2008 GFC hits Christmas tree industry

Wednesday 18 Dec 2019

 
How the financial crisis hit the Christmas tree industry – North American families on the hunt for a Christmas tree have little to cheer about this year, as prices are through the roof due to a shortage of trees that can be traced back to the 2008 financial crisis.

The Great Recession put thousands of American Christmas tree farmers out of business, resulting in far fewer seedlings being planted. As trees have a maturity cycle of 10 years, the lack of supply is just now beginning to bite, pushing up US demand for Canadian Christmas trees and causing higher prices for consumers across the continent.

"We’ve got a shortage of Christmas trees," said analyst Paul Quinn of RBC Dominion Securities. "We’ve seen a marked increase in the price for trees because of the lack of supply."

The average price of a tree rose 123 per cent to US$78 in 2018 from US$35 in 2013, according to the U.S. National Christmas Tree Association. Price growth has also occurred in Canada, Quinn said, with sales at Christmas tree farms up by 15 per cent annually for the last five years on average.

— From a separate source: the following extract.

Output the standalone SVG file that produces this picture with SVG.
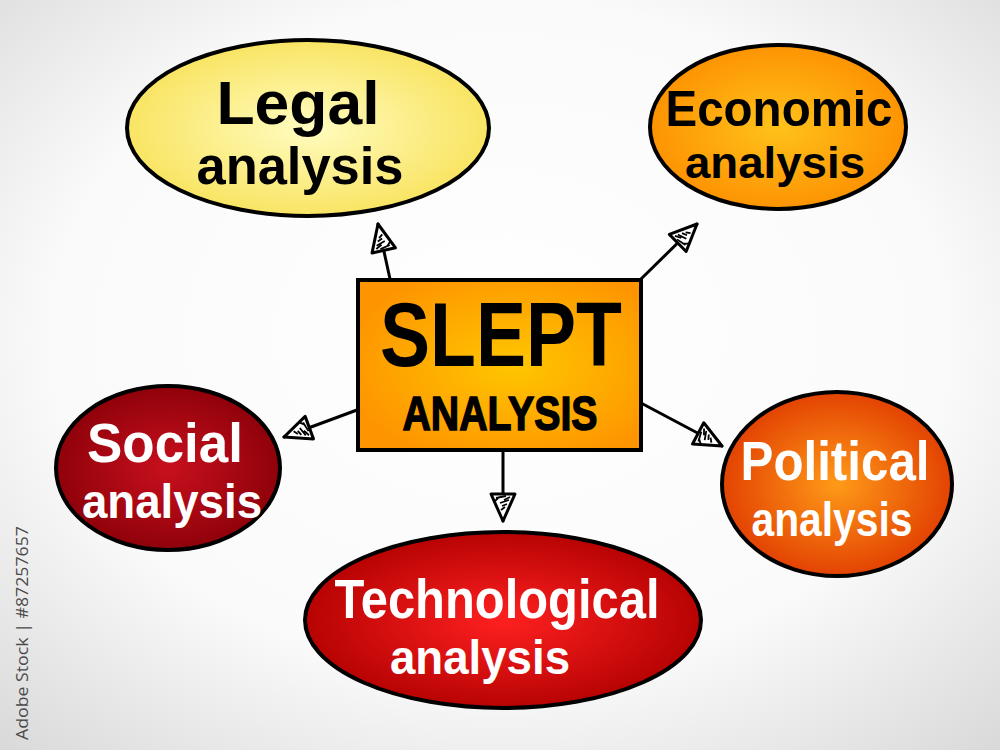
<svg xmlns="http://www.w3.org/2000/svg" width="1000" height="750" viewBox="0 0 1000 750">
<defs>
<radialGradient id="bg" cx="50%" cy="45%" r="75%">
<stop offset="0" stop-color="#ffffff"/><stop offset="0.6" stop-color="#fafafa"/><stop offset="1" stop-color="#d8d8d8"/>
</radialGradient>
<radialGradient id="gLegal" cx="50%" cy="50%" r="55%">
<stop offset="0" stop-color="#fffcc0"/><stop offset="1" stop-color="#f8e25a"/>
</radialGradient>
<radialGradient id="gEcon" cx="50%" cy="50%" r="55%">
<stop offset="0" stop-color="#ffc21a"/><stop offset="1" stop-color="#fd8f00"/>
</radialGradient>
<radialGradient id="gSlept" cx="55%" cy="50%" r="60%">
<stop offset="0" stop-color="#ffc600"/><stop offset="1" stop-color="#fe9500"/>
</radialGradient>
<radialGradient id="gSocial" cx="50%" cy="50%" r="55%">
<stop offset="0" stop-color="#c8101e"/><stop offset="1" stop-color="#8a0008"/>
</radialGradient>
<radialGradient id="gPol" cx="50%" cy="50%" r="55%">
<stop offset="0" stop-color="#ff9a18"/><stop offset="1" stop-color="#e03a00"/>
</radialGradient>
<radialGradient id="gTech" cx="50%" cy="50%" r="55%">
<stop offset="0" stop-color="#ff2020"/><stop offset="1" stop-color="#b00000"/>
</radialGradient>
<marker id="arr" viewBox="0 0 32 32" refX="30" refY="16" markerWidth="32" markerHeight="32" markerUnits="userSpaceOnUse" orient="auto">
<path d="M3,4 L30,16 L3,28 Z" fill="#fff" stroke="#000" stroke-width="3" stroke-linejoin="round"/>
<path d="M6,9 L9,15 M9,10 L12,19 M13,12 L15,17 M6,20 L10,24 M16,14 L19,18 M5,13 L7,23" stroke="#000" stroke-width="1.8"/>
</marker>
<style>
.node{stroke:#000;stroke-width:4}
.dk{font-family:"Liberation Sans",Arial,sans-serif;font-weight:700;fill:#000;text-anchor:middle}
.wt{font-family:"Liberation Sans",Arial,sans-serif;font-weight:700;fill:#fff;text-anchor:middle}
.conn{stroke:#000;stroke-width:3;fill:none;stroke-linecap:round}
</style>
</defs>
<rect width="1000" height="750" fill="url(#bg)"/>
<g id="connectors">
<line class="conn" x1="390" y1="279" x2="378" y2="224" marker-end="url(#arr)"/>
<line class="conn" x1="641" y1="279" x2="697" y2="224" marker-end="url(#arr)"/>
<line class="conn" x1="357" y1="410" x2="284" y2="437" marker-end="url(#arr)"/>
<line class="conn" x1="641" y1="403" x2="722" y2="446" marker-end="url(#arr)"/>
<line class="conn" x1="503" y1="450" x2="503" y2="521" marker-end="url(#arr)"/>
</g>
<g id="legal">
<ellipse class="node" cx="308" cy="128" rx="181" ry="88" fill="url(#gLegal)"/>
<text class="dk" x="298" y="124" font-size="62" textLength="163" lengthAdjust="spacingAndGlyphs">Legal</text>
<text class="dk" x="300" y="184" font-size="51" textLength="207" lengthAdjust="spacingAndGlyphs">analysis</text>
</g>
<g id="economic">
<ellipse class="node" cx="778" cy="127" rx="128" ry="82" fill="url(#gEcon)"/>
<text class="dk" x="779" y="126" font-size="50" textLength="227" lengthAdjust="spacingAndGlyphs">Economic</text>
<text class="dk" x="775" y="178" font-size="45" textLength="180" lengthAdjust="spacingAndGlyphs">analysis</text>
</g>
<g id="slept">
<rect class="node" x="358" y="280" width="283" height="170" fill="url(#gSlept)"/>
<text class="dk" x="501" y="366" font-size="90" textLength="242" lengthAdjust="spacingAndGlyphs">SLEPT</text>
<text class="dk" x="500" y="430" font-size="49" font-weight="400" stroke="#000" stroke-width="1.5" textLength="195" lengthAdjust="spacingAndGlyphs">ANALYSIS</text>
</g>
<g id="social">
<ellipse class="node" cx="168" cy="468" rx="112" ry="82" fill="url(#gSocial)"/>
<text class="wt" x="165" y="462" font-size="56" textLength="156" lengthAdjust="spacingAndGlyphs">Social</text>
<text class="wt" x="172" y="518" font-size="48" textLength="180" lengthAdjust="spacingAndGlyphs">analysis</text>
</g>
<g id="political">
<ellipse class="node" cx="837" cy="484" rx="115" ry="92" fill="url(#gPol)"/>
<text class="wt" x="835" y="480" font-size="56" textLength="189" lengthAdjust="spacingAndGlyphs">Political</text>
<text class="wt" x="832" y="536" font-size="48" textLength="161" lengthAdjust="spacingAndGlyphs">analysis</text>
</g>
<g id="technological">
<ellipse class="node" cx="503" cy="620" rx="198" ry="88" fill="url(#gTech)"/>
<text class="wt" x="497" y="618" font-size="56" textLength="325" lengthAdjust="spacingAndGlyphs">Technological</text>
<text class="wt" x="480" y="674" font-size="48" textLength="180" lengthAdjust="spacingAndGlyphs">analysis</text>
</g>
<text x="28" y="740" transform="rotate(-90 28 740)" font-family="Open Sans, DejaVu Sans, sans-serif" font-size="17" fill="#4a4a4a" textLength="214" lengthAdjust="spacingAndGlyphs">Adobe Stock | #87257657</text>
</svg>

The Quinn Farm on Perrot Island just outside Montreal boosted retail prices by $10 this year. Part of the reason was to make up for a decade of stable pricing and rising labour costs, but demand has been growing steadily for the past few years — with a sharp spurt this year — said Stephanie Quinn (no relation to Paul Quinn), who runs the nursery with her husband Phil.

Their top-price Tannenbaums now cost $80 while bargain timber goes for $55, with the price dependent on quality, species and height.

"We’ve been getting a fair number of calls from people who normally buy wholesale trees and haven’t been able to find anybody this year," said Quinn, echoing other direct-to-consumer farmers.